Records from a collection:
[Begin]
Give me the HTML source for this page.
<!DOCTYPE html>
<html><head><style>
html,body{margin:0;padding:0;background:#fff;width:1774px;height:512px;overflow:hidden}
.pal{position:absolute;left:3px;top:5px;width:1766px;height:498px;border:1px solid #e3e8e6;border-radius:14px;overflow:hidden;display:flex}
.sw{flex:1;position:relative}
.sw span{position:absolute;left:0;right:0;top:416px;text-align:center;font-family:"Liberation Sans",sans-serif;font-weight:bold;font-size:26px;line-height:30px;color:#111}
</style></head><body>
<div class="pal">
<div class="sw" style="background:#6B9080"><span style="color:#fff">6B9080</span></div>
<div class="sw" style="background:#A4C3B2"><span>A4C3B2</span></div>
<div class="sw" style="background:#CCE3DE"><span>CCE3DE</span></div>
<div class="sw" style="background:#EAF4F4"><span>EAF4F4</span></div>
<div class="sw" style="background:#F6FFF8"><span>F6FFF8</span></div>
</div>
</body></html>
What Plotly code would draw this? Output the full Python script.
[End]
# [Aim]
Extract the data exactly as given.

# [Answer]
Give me the HTML source for this page.
<!DOCTYPE html>
<html><head><style>
html,body{margin:0;padding:0;background:#fff;width:1774px;height:512px;overflow:hidden}
.pal{position:absolute;left:3px;top:5px;width:1766px;height:498px;border:1px solid #e3e8e6;border-radius:14px;overflow:hidden;display:flex}
.sw{flex:1;position:relative}
.sw span{position:absolute;left:0;right:0;top:416px;text-align:center;font-family:"Liberation Sans",sans-serif;font-weight:bold;font-size:26px;line-height:30px;color:#111}
</style></head><body>
<div class="pal">
<div class="sw" style="background:#6B9080"><span style="color:#fff">6B9080</span></div>
<div class="sw" style="background:#A4C3B2"><span>A4C3B2</span></div>
<div class="sw" style="background:#CCE3DE"><span>CCE3DE</span></div>
<div class="sw" style="background:#EAF4F4"><span>EAF4F4</span></div>
<div class="sw" style="background:#F6FFF8"><span>F6FFF8</span></div>
</div>
</body></html>
What Plotly code would draw this? Output the full Python script.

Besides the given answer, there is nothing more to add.